I know Sewell doesn’t make many mistakes, but that simply can’t be true. It can’t be true that Gray is behind the likes of Rush Limbaugh, Devin Nunes, Jim Jordan, Richard Petty and Bear Bryant. I mean, make whatever arguments you’d like for those guys, but they ain’t no Fred Gray.
Did any of those guys manage to get Martin Luther King Jr. acquitted of tax evasion by an all-white jury in Alabama in 1960 at the height of the Civil Rights Movement?
Because Fred Gray did that.
Did any of them represent Rosa Parks after her infamous arrest on a Montgomery bus, and also help plan and orchestrate the Montgomery Bus Boycott?
Because Fred Gray did that, too.
Did any of them file and argue the lawsuit that led to the desegregation of Alabama’s colleges and universities?
Because, yep, Fred Gray did that, as well.
What about … did any of them represent Vivian Malone and James Hood, ensuring they could get past George Wallace as he stood in the schoolhouse door?
Yeah, he did that, too.
What about winning the first-ever voting rights case for a group of Tuskegee teachers — any of them do that?
Because Gray did.
Look, I could go on and on and on like this for quite some time because very few people have changed America more than Fred Gray. You could almost pick any civil rights case from 1955 to 1975, and you’d very likely find Gray as the attorney of record.
He was King’s personal attorney for years, helping him successfully navigate a never-ending maze of legal issues. He was Parks’s attorney. He rep’d Black teachers and Black students. He defended the NAACP.
It was Gray who filed and won the lawsuit that gave marchers the right to cross the Edmund Pettus Bridge in Selma and march all the way to Montgomery — a march that ended with the Voting Rights Act.
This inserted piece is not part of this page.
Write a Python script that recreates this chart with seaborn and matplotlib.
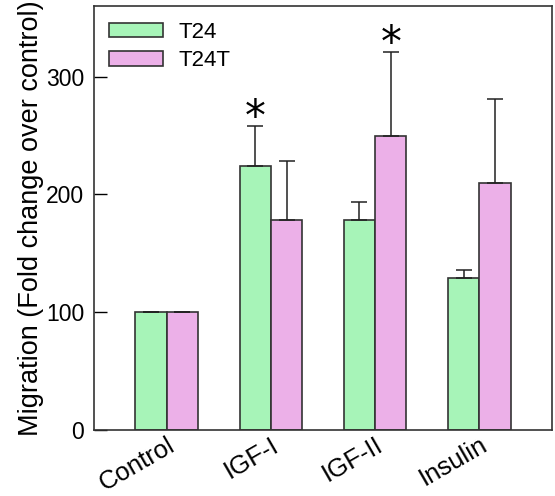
import matplotlib
matplotlib.use("Agg")
import matplotlib.pyplot as plt
import numpy as np
import pandas as pd
import seaborn as sns

# data
treatments = ["Control", "IGF-I", "IGF-II", "Insulin"]
t24_mean = [100, 224, 178, 129]
t24_err = [0, 34, 16, 7]
t24t_mean = [100, 178, 250, 210]
t24t_err = [0, 50, 71, 71]
# significance marks: (treatment, cell line)
stars = [("IGF-I", "T24"), ("IGF-II", "T24T")]

df = pd.DataFrame({
    "treatment": treatments * 2,
    "cell": ["T24"] * 4 + ["T24T"] * 4,
    "migration": t24_mean + t24t_mean,
    "err": t24_err + t24t_err,
})

sns.set_style("white")
plt.rcParams["font.family"] = ["Liberation Sans", "DejaVu Sans"]
plt.rcParams.update({"text.color": "black", "axes.labelcolor": "black",
                     "xtick.color": "black", "ytick.color": "black"})

fig = plt.figure(figsize=(5.55, 4.96), dpi=100)
ax = fig.add_axes([0.169, 0.133, 0.826, 0.855])

palette = {"T24": "#a7f4b8", "T24T": "#ecb0e8"}
sns.barplot(data=df, x="treatment", y="migration", hue="cell", palette=palette,
            width=0.6, edgecolor="#333333", linewidth=1.2, errorbar=None,
            saturation=1, ax=ax)

# one-sided error bars on top of each bar
for cont, cell in zip(ax.containers, ["T24", "T24T"]):
    sub = df[df["cell"] == cell]
    xs = [b.get_x() + b.get_width() / 2 for b in cont]
    errs = sub["err"].to_numpy()
    ys = sub["migration"].to_numpy()
    ax.errorbar(xs, ys, yerr=[np.zeros_like(errs), errs], fmt="none",
                ecolor="#222222", elinewidth=1.1, capsize=6, capthick=1.1, zorder=1)
    for (tr, c) in stars:
        if c == cell:
            i = treatments.index(tr)
            ax.text(xs[i], ys[i] + errs[i] + 7, "*", ha="center", va="center",
                    fontsize=30, color="black", family="DejaVu Sans")

ax.set_xlim(-0.7, 3.7)
ax.set_ylim(0, 360)
ax.set_yticks([0, 100, 200, 300])
ax.set_xlabel("")
ax.set_ylabel("Migration (Fold change over control)", fontsize=19.5, labelpad=1)
ax.tick_params(axis="y", direction="in", length=9, width=1, labelsize=16.5, left=True, pad=7)
ax.tick_params(axis="x", length=0, labelsize=18.5, pad=2)
for lab in ax.get_xticklabels():
    lab.set_rotation(30)
    lab.set_ha("right")
    lab.set_rotation_mode("anchor")

for s in ax.spines.values():
    s.set_color("#333333")
    s.set_linewidth(1.2)

ax.legend(title=None, loc="upper left", frameon=False, fontsize=16,
          handlelength=2.4, handleheight=0.6, labelspacing=0.35,
          borderaxespad=0.3, handletextpad=0.7)

fig.savefig("out.png", dpi=100)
Heck, without Gray, there wouldn’t have been a Bus Boycott. Not only did he help plan the whole thing and defend Parks, but he also defended Claudette Colvin in a prior case that led to law changes regarding racial segregation on the buses.
He successfully fought off the state of Alabama when it attempted to outright ban the NAACP from operating in the state.
And it was Gray who, in the 1970s, defended the participants of the Tuskegee Syphilis Study, winning a $10 million verdict and getting a formal apology for those participants and their families from then-President Bill Clinton. (That verdict also dramatically altered the way government studies were performed and documented.)
Gray told me once during an interview that it was his goal coming out of law school to “fight segregation everywhere I could.”
“I didn’t want to just desegregate the buses in Montgomery,” he said. “I wanted to desegregate everything.”
And, dammit, he pretty much has.
Which is why it’s patently absurd that Gray hasn’t received every honor and medal that can be handed out for helping to make America a better, fairer country.
In her letter to Biden, Sewell says of Gray:
“As a Black lawyer and as Alabama’s first Black Congresswoman, I am a direct beneficiary of Gray’s lifelong work in the fight for justice, inclusion and equity for all. His litigation in groundbreaking cases like Browder v. Gayle can be seen as not only directly responsible for integrating institutions in Alabama, but all across America. An iconic figure and pioneer of the Civil Rights Movement, I can think of few people more deserving of the Presidential Medal of Freedom than Fred Gray.”
Gray changed the world for Sewell and millions of other Black Americans, and he made America a much, much better place for all of us.
And like Sewell, I can’t think of anyone more deserving of the Presidential Medal of Freedom.